U.S. Senators Gary Peters (D-MI), Chairman of the Homeland Security and Governmental Affairs Committee, and Josh Hawley (R-MO) have reintroduced bipartisan legislation to ensure U.S. Customs and Border Protection officers (CBPOs) can receive the retirement benefits they were promised when starting their service.
The bill corrects a mistake where Customs and Border Protection (CBP) incorrectly informed newly hired CBPOs that they would be eligible for proportional annuity, which means they would not have to retire at a certain age or reach 20 years of service to qualify for an enhanced retirement benefit. However, when CBP realized the error – more than ten years after these officers had started their service – they rescinded these benefits and will now require at least 1352 officers, including 67 in Michigan, to meet additional requirements to receive the benefits they were initially promised when starting the job more than a decade ago. This has significantly impacted CBPOs’ ability to properly plan for their futures and ensure they can retire comfortably with the benefits they expected. Peters and Hawley introduced similar legislation that advanced in the Senate last Congress.

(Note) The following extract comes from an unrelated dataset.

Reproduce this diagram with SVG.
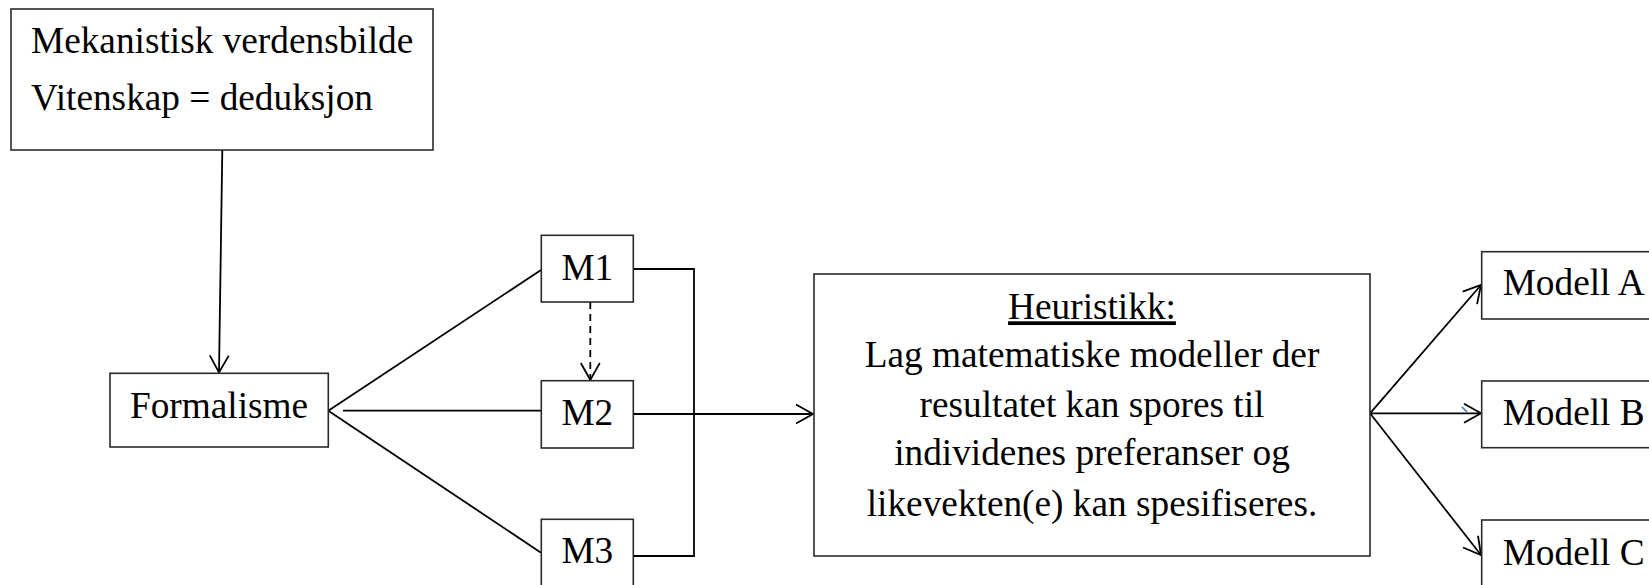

“The federal government should not let a clerical error disrupt the retirement plans of dedicated Customs and Border Protection officers,” said Senator Peters. “This bipartisan bill will ensure these hardworking officers – who work each and every day to keep our communities safe – receive the benefits they have earned.”
“I am proud to partner with Senator Peters in reintroducing the CBPO Retirement Corrections Act. Customs and Border Protection officers defend our nation’s borders every day, and they deserve a secure financial future,” said Senator Hawley. “This bill guarantees that officers receive the retirement benefits they were promised.”
The CPBO Retirement Corrections Act would direct CBP to identify eligible individuals and notify them of the correction. Those impacted would then be eligible for a correction that would align their retirement benefits with the coverage they were promised. The legislation also includes a retroactive annuity adjustment for eligible individuals who retire before the date of enactment of this bill and grants the Department of Homeland Security the authority to waive maximum entry age requirements for eligible officers.